It can be stressful when your teenager starts driving on their own for the first time. One of the ways that you can reduce your worry, is by making sure that they have the insurance they need. Often, you can add your teenager to your existing auto policy as long as they have their driver’s license or permit. In this case, your teen driver will have the same coverages and limits that you do on your policy. Although teen drivers will often drive less than adults, they are less experienced and therefore more likely to be in an accident. Here’s why it’s almost always more affordable and beneficial to add your teen driver to your existing policy, rather than putting them on their own stand-alone policy:
Your teenager will benefit from the savings that you’ve earned as an experienced driver with a clean driving record and an established insurability score.
Since you already control and monitor the policy, you will be able to add and update coverages to make sure that your teen driver and their vehicle have the right protection.
If your household has multiple vehicles, your teenager will be covered when driving your car and vice/versa if they are all on the same policy.
You’ll only have to manage one policy and let’s be honest, that’s always helpful.
It is very rare that this is the case. If you drive a luxury vehicle or an expensive sports car and your teen does not, it might be cheaper for your teen to be on their own policy.
If you add your teen driver to your policy, they’ll benefit from the same protection that you do:
All listed drivers will have access to all cars that are listed on the policy.

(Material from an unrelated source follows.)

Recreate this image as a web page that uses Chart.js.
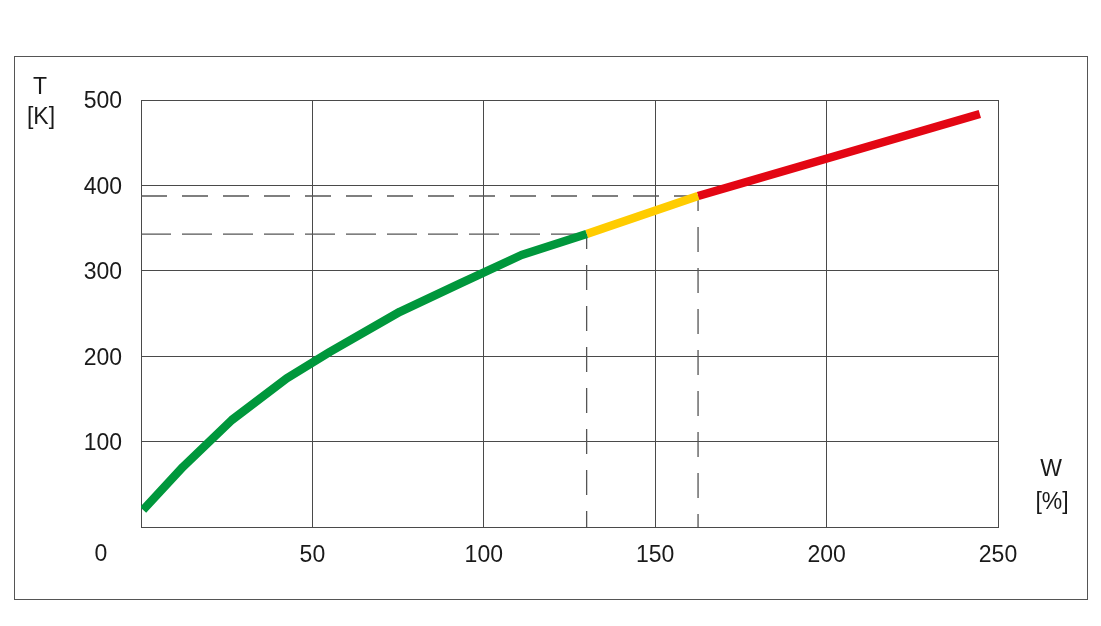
<!DOCTYPE html>
<html>
<head>
<meta charset="utf-8">
<script src="https://cdn.jsdelivr.net/npm/chart.js@4"></script>
<style>
html,body{margin:0;padding:0;background:#fff;}
#wrap{width:1101px;height:626px;position:relative;}
canvas{display:block;}
</style>
</head>
<body>
<div id="wrap"><canvas id="c" width="1101" height="626"></canvas></div>
<script>
// ---- data ----
const greenW = [0.6, 12.3, 26.5, 42.5, 55.1, 75.5, 93, 111, 130];
const greenT = [20, 70.6, 125.3, 174, 205, 252, 285, 318.5, 343];
const yellowW = [130, 162.5];
const yellowT = [343, 387.6];
const redW = [162.5, 244.7];
const redT = [387.6, 483.6];
const guideW = [130, 162.5];
const guideT = [343, 387.6];
const xTicks = [0, 50, 100, 150, 200, 250];
const yTicks = [0, 100, 200, 300, 400, 500];
const yTitle = ['T', '[K]'];
const xTitle = ['W', '[%]'];
const originLabel = '0';

const pts = (xs, ys) => xs.map((x, i) => ({x: x, y: ys[i]}));
const FONT = '"Liberation Sans", Arial, Helvetica, sans-serif';
const GRID = '#4a4a4a';
const DASH = '#555';
const TXT = '#1a1a1a';

const guides = [];
guideW.forEach((w, i) => {
  guides.push({data: [{x: 0, y: guideT[i]}, {x: w, y: guideT[i]}], borderColor: DASH, borderWidth: 1.3,
    borderDash: i === 0 ? [30, 11] : [26, 15], showLine: true, pointRadius: 0, order: 5});
  guides.push({data: [{x: w, y: guideT[i]}, {x: w, y: 0}], borderColor: DASH, borderWidth: 1.3,
    borderDash: [25, 16], borderDashOffset: 10, showLine: true, pointRadius: 0, order: 5});
});

const curveStyle = {showLine: true, pointRadius: 0, borderWidth: 8.5, borderCapStyle: 'butt', borderJoinStyle: 'round', tension: 0, order: 1};

const frame = {
  id: 'frame',
  afterDraw(chart) {
    const ctx = chart.ctx;
    ctx.save();
    ctx.strokeStyle = '#555';
    ctx.lineWidth = 1;
    ctx.strokeRect(14.5, 56.5, 1073, 543);
    ctx.fillStyle = TXT;
    ctx.font = '23px ' + FONT;
    ctx.textAlign = 'center';
    ctx.textBaseline = 'middle';
    ctx.fillText(yTitle[0], 40, 88);
    ctx.fillText(yTitle[1], 41, 118);
    ctx.fillText(xTitle[0], 1051, 470);
    ctx.fillText(xTitle[1], 1052, 503);
    const xs = chart.scales.x;
    ctx.fillText(originLabel, xs.getPixelForValue(0) - 40, 555);
    ctx.restore();
  }
};

new Chart(document.getElementById('c'), {
  type: 'scatter',
  data: {
    datasets: [
      Object.assign({data: pts(greenW, greenT), borderColor: '#00973c', backgroundColor: '#00973c'}, curveStyle),
      Object.assign({data: pts(yellowW, yellowT), borderColor: '#ffcc00', backgroundColor: '#ffcc00'}, curveStyle),
      Object.assign({data: pts(redW, redT), borderColor: '#e30613', backgroundColor: '#e30613'}, curveStyle),
      ...guides
    ]
  },
  options: {
    responsive: false,
    animation: false,
    devicePixelRatio: 1,
    layout: {padding: {left: 0, right: 103, top: 100, bottom: 0}},
    plugins: {legend: {display: false}, tooltip: {enabled: false}},
    scales: {
      x: {
        type: 'linear', min: 0, max: 250,
        afterFit(s) { s.height = 99; },
        afterBuildTicks(s) { s.ticks = xTicks.map(v => ({value: v})); },
        grid: {color: GRID, lineWidth: 1, drawTicks: false},
        border: {color: GRID, width: 1},
        ticks: {padding: 15, color: TXT, font: {family: FONT, size: 23},
          callback: v => v === 0 ? '' : String(v), maxRotation: 0}
      },
      y: {
        type: 'linear', min: 0, max: 500,
        afterFit(s) { s.width = 141; },
        afterBuildTicks(s) { s.ticks = yTicks.map(v => ({value: v})); },
        grid: {color: GRID, lineWidth: 1, drawTicks: false},
        border: {color: GRID, width: 1},
        ticks: {padding: 19, labelOffset: 2, color: TXT, font: {family: FONT, size: 23},
          callback: v => v === 0 ? '' : String(v)}
      }
    }
  },
  plugins: [frame]
});
</script>
</body>
</html>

If you drive their car or they driver yours, you both will have coverage.
You share your liability limits.
Sometimes parents will raise their liability limits to compensate for the added risk of putting their teen on their policy.
Your teen benefits from your extra coverages.
If you have roadside or rental reimbursement, your teen driver will benefit from these coverages as well.
By now you’ve probably heard that insuring your teen driver can be expensive. They are more likely to drive distracted, speed, or not wear a seatbelt. That risk is why you will generally see higher car insurance rates. The exact rate will ultimately be determined by age, zip code, driving history, gender and type of vehicle.
Good student discount: B average or better and your young driver can ear a discount for good grades.
Multi-car: If your teenager is driving their own vehicle, you’ll receive a discount for adding another vehicle to your policy.
Teen driver: Some carriers will actually add a discount to your policy if your young driver is 18 years or older.
Telematics: Most carriers are offering a safe driving program that offers additional discounts and rewards good driving.
Depending on the carrier, rate can drop as much as 10% when a driver turns 18 and another 15% at 21. As your teenager becomes a more experienced driver and avoids tickets and accidents, the price for teen auto insurance should naturally keep going down.